Dataset extract
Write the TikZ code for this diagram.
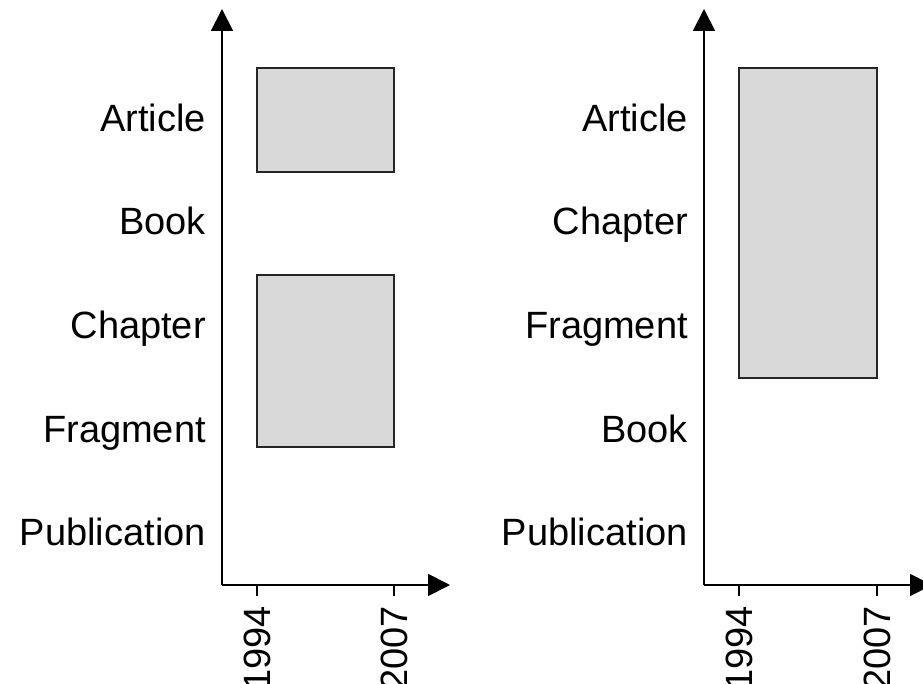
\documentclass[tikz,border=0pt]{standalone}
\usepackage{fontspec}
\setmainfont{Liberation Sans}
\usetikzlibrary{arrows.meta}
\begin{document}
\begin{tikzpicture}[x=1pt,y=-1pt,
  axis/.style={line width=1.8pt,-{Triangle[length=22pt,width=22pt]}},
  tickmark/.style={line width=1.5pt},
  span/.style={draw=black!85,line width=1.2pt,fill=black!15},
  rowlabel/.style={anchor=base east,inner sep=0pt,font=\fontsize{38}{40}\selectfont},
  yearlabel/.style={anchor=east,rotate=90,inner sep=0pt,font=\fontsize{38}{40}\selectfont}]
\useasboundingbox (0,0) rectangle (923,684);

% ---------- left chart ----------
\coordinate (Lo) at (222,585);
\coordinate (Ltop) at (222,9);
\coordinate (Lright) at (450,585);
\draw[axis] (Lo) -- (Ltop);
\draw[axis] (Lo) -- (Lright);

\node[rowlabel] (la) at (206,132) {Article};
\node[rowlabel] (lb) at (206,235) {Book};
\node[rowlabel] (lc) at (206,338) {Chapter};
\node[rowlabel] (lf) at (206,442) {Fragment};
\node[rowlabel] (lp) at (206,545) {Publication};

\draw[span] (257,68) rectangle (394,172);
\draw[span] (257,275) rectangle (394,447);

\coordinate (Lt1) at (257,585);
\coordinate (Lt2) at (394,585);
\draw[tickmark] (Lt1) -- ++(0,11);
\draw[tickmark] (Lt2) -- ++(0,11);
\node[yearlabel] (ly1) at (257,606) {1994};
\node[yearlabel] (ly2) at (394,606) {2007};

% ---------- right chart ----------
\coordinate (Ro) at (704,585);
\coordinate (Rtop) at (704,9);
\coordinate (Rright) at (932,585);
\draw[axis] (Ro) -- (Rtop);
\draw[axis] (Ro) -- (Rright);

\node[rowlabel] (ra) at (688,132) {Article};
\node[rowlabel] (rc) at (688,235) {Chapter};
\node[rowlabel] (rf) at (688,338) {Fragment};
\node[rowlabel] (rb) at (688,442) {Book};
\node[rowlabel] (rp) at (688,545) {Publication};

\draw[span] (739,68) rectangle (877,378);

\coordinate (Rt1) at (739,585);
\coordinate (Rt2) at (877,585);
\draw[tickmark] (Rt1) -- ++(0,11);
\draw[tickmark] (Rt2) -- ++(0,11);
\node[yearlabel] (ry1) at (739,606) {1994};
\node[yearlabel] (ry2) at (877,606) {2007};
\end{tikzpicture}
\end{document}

Work required
Skip every picture and return the lines above from the top through the one that contains "(257,275) rectangle (394,447);".

Correct answer
Write the TikZ code for this diagram.
\documentclass[tikz,border=0pt]{standalone}
\usepackage{fontspec}
\setmainfont{Liberation Sans}
\usetikzlibrary{arrows.meta}
\begin{document}
\begin{tikzpicture}[x=1pt,y=-1pt,
  axis/.style={line width=1.8pt,-{Triangle[length=22pt,width=22pt]}},
  tickmark/.style={line width=1.5pt},
  span/.style={draw=black!85,line width=1.2pt,fill=black!15},
  rowlabel/.style={anchor=base east,inner sep=0pt,font=\fontsize{38}{40}\selectfont},
  yearlabel/.style={anchor=east,rotate=90,inner sep=0pt,font=\fontsize{38}{40}\selectfont}]
\useasboundingbox (0,0) rectangle (923,684);

% ---------- left chart ----------
\coordinate (Lo) at (222,585);
\coordinate (Ltop) at (222,9);
\coordinate (Lright) at (450,585);
\draw[axis] (Lo) -- (Ltop);
\draw[axis] (Lo) -- (Lright);

\node[rowlabel] (la) at (206,132) {Article};
\node[rowlabel] (lb) at (206,235) {Book};
\node[rowlabel] (lc) at (206,338) {Chapter};
\node[rowlabel] (lf) at (206,442) {Fragment};
\node[rowlabel] (lp) at (206,545) {Publication};

\draw[span] (257,68) rectangle (394,172);
\draw[span] (257,275) rectangle (394,447);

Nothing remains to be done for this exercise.